▶ **GIVEN PROBLEM**: Write every line out verbatim and omit the pictures.

▶ **DATA SEGMENT**:
----------

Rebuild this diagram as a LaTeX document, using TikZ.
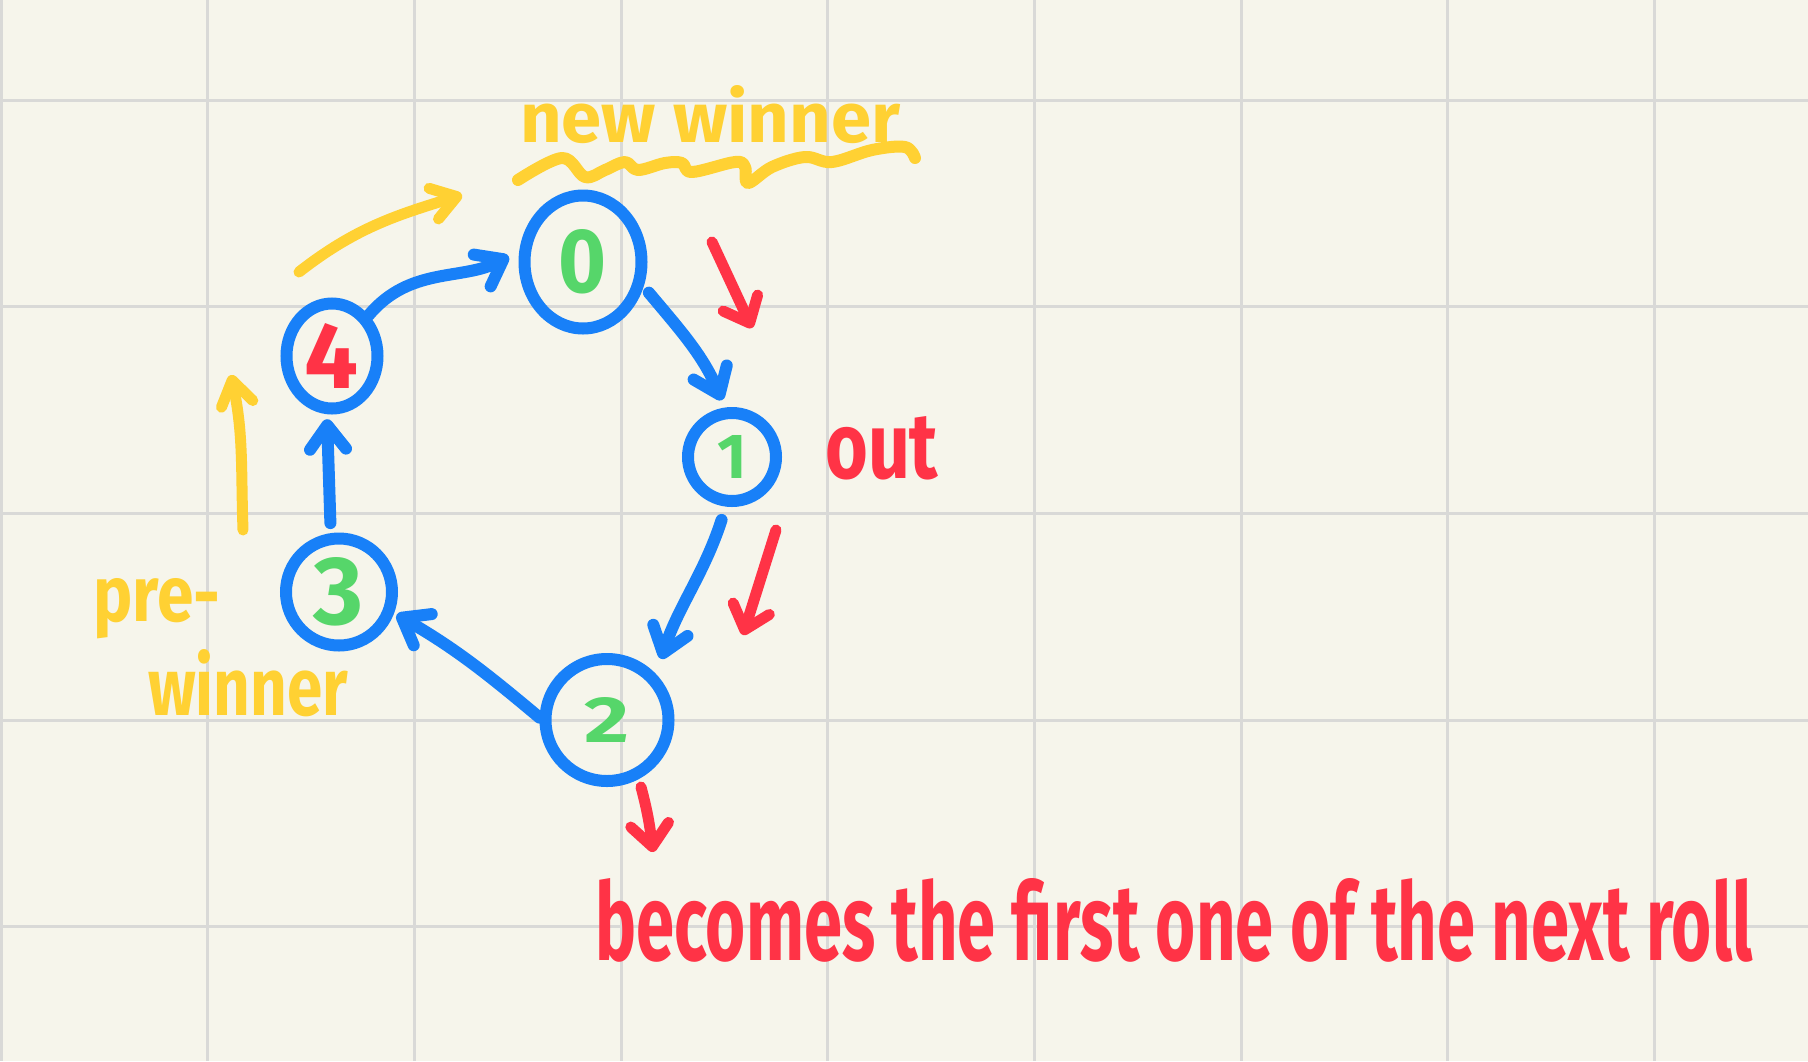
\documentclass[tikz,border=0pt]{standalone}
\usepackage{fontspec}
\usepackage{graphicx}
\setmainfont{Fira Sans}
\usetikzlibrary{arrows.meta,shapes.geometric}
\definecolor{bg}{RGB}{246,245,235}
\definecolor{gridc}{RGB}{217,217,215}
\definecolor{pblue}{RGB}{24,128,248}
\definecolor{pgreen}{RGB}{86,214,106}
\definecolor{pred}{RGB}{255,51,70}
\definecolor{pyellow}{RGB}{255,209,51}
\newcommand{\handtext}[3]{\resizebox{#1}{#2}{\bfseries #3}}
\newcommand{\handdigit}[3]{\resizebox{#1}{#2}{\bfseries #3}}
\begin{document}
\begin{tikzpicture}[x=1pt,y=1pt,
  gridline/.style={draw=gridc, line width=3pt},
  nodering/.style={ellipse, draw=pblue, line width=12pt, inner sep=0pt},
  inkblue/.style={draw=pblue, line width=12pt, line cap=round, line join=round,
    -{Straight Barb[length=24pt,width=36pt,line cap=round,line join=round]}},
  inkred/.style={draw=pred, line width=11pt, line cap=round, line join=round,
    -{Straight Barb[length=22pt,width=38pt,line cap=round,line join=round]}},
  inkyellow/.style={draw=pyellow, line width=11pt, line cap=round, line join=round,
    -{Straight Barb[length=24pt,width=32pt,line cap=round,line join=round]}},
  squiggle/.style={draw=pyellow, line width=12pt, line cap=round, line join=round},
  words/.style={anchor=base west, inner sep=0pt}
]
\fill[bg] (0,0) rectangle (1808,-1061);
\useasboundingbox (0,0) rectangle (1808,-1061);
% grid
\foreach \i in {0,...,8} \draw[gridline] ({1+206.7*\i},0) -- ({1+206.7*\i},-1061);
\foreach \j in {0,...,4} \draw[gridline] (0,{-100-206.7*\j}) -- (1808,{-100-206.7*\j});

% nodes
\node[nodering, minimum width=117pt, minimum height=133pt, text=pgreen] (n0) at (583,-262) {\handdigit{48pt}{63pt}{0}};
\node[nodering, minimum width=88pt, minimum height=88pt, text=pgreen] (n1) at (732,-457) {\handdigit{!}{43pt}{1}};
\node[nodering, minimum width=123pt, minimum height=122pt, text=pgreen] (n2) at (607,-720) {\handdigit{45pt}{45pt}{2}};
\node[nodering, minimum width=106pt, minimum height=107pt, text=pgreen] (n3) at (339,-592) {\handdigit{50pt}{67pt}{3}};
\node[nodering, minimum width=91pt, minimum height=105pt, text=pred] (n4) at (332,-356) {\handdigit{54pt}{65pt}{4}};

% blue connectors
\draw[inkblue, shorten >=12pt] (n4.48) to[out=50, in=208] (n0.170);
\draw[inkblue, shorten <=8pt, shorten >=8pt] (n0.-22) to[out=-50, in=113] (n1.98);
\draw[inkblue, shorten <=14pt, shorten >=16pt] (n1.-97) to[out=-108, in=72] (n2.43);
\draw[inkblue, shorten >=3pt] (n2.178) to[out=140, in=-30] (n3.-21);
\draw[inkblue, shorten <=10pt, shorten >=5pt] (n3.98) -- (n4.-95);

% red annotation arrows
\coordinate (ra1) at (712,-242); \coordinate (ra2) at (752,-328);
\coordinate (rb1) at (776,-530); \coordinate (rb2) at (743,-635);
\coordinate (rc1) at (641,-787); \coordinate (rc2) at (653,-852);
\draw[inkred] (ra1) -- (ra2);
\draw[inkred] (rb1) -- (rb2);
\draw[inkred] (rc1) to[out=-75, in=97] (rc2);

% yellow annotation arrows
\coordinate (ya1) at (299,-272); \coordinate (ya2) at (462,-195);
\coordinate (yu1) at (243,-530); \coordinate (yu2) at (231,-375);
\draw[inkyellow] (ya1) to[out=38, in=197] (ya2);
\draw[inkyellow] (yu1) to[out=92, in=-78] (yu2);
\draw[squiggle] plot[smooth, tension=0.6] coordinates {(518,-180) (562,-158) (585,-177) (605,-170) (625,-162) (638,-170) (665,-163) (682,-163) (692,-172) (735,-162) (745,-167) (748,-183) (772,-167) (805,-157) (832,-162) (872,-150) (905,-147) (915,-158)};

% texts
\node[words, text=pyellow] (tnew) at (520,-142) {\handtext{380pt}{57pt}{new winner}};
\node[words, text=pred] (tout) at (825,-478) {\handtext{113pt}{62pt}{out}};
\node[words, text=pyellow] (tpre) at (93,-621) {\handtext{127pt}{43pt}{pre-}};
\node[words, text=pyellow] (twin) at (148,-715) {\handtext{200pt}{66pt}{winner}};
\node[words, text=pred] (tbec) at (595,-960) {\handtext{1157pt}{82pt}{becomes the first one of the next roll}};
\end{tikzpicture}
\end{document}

----------

▶ **FINAL ANSWER**:
Rebuild this diagram as a LaTeX document, using TikZ.
\documentclass[tikz,border=0pt]{standalone}
\usepackage{fontspec}
\usepackage{graphicx}
\setmainfont{Fira Sans}
\usetikzlibrary{arrows.meta,shapes.geometric}
\definecolor{bg}{RGB}{246,245,235}
\definecolor{gridc}{RGB}{217,217,215}
\definecolor{pblue}{RGB}{24,128,248}
\definecolor{pgreen}{RGB}{86,214,106}
\definecolor{pred}{RGB}{255,51,70}
\definecolor{pyellow}{RGB}{255,209,51}
\newcommand{\handtext}[3]{\resizebox{#1}{#2}{\bfseries #3}}
\newcommand{\handdigit}[3]{\resizebox{#1}{#2}{\bfseries #3}}
\begin{document}
\begin{tikzpicture}[x=1pt,y=1pt,
  gridline/.style={draw=gridc, line width=3pt},
  nodering/.style={ellipse, draw=pblue, line width=12pt, inner sep=0pt},
  inkblue/.style={draw=pblue, line width=12pt, line cap=round, line join=round,
    -{Straight Barb[length=24pt,width=36pt,line cap=round,line join=round]}},
  inkred/.style={draw=pred, line width=11pt, line cap=round, line join=round,
    -{Straight Barb[length=22pt,width=38pt,line cap=round,line join=round]}},
  inkyellow/.style={draw=pyellow, line width=11pt, line cap=round, line join=round,
    -{Straight Barb[length=24pt,width=32pt,line cap=round,line join=round]}},
  squiggle/.style={draw=pyellow, line width=12pt, line cap=round, line join=round},
  words/.style={anchor=base west, inner sep=0pt}
]
\fill[bg] (0,0) rectangle (1808,-1061);
\useasboundingbox (0,0) rectangle (1808,-1061);
% grid
\foreach \i in {0,...,8} \draw[gridline] ({1+206.7*\i},0) -- ({1+206.7*\i},-1061);
\foreach \j in {0,...,4} \draw[gridline] (0,{-100-206.7*\j}) -- (1808,{-100-206.7*\j});

% nodes
\node[nodering, minimum width=117pt, minimum height=133pt, text=pgreen] (n0) at (583,-262) {\handdigit{48pt}{63pt}{0}};
\node[nodering, minimum width=88pt, minimum height=88pt, text=pgreen] (n1) at (732,-457) {\handdigit{!}{43pt}{1}};
\node[nodering, minimum width=123pt, minimum height=122pt, text=pgreen] (n2) at (607,-720) {\handdigit{45pt}{45pt}{2}};
\node[nodering, minimum width=106pt, minimum height=107pt, text=pgreen] (n3) at (339,-592) {\handdigit{50pt}{67pt}{3}};
\node[nodering, minimum width=91pt, minimum height=105pt, text=pred] (n4) at (332,-356) {\handdigit{54pt}{65pt}{4}};

% blue connectors
\draw[inkblue, shorten >=12pt] (n4.48) to[out=50, in=208] (n0.170);
\draw[inkblue, shorten <=8pt, shorten >=8pt] (n0.-22) to[out=-50, in=113] (n1.98);
\draw[inkblue, shorten <=14pt, shorten >=16pt] (n1.-97) to[out=-108, in=72] (n2.43);
\draw[inkblue, shorten >=3pt] (n2.178) to[out=140, in=-30] (n3.-21);
\draw[inkblue, shorten <=10pt, shorten >=5pt] (n3.98) -- (n4.-95);

% red annotation arrows
\coordinate (ra1) at (712,-242); \coordinate (ra2) at (752,-328);
\coordinate (rb1) at (776,-530); \coordinate (rb2) at (743,-635);
\coordinate (rc1) at (641,-787); \coordinate (rc2) at (653,-852);
\draw[inkred] (ra1) -- (ra2);
\draw[inkred] (rb1) -- (rb2);
\draw[inkred] (rc1) to[out=-75, in=97] (rc2);

% yellow annotation arrows
\coordinate (ya1) at (299,-272); \coordinate (ya2) at (462,-195);
\coordinate (yu1) at (243,-530); \coordinate (yu2) at (231,-375);
\draw[inkyellow] (ya1) to[out=38, in=197] (ya2);
\draw[inkyellow] (yu1) to[out=92, in=-78] (yu2);
\draw[squiggle] plot[smooth, tension=0.6] coordinates {(518,-180) (562,-158) (585,-177) (605,-170) (625,-162) (638,-170) (665,-163) (682,-163) (692,-172) (735,-162) (745,-167) (748,-183) (772,-167) (805,-157) (832,-162) (872,-150) (905,-147) (915,-158)};

% texts
\node[words, text=pyellow] (tnew) at (520,-142) {\handtext{380pt}{57pt}{new winner}};
\node[words, text=pred] (tout) at (825,-478) {\handtext{113pt}{62pt}{out}};
\node[words, text=pyellow] (tpre) at (93,-621) {\handtext{127pt}{43pt}{pre-}};
\node[words, text=pyellow] (twin) at (148,-715) {\handtext{200pt}{66pt}{winner}};
\node[words, text=pred] (tbec) at (595,-960) {\handtext{1157pt}{82pt}{becomes the first one of the next roll}};
\end{tikzpicture}
\end{document}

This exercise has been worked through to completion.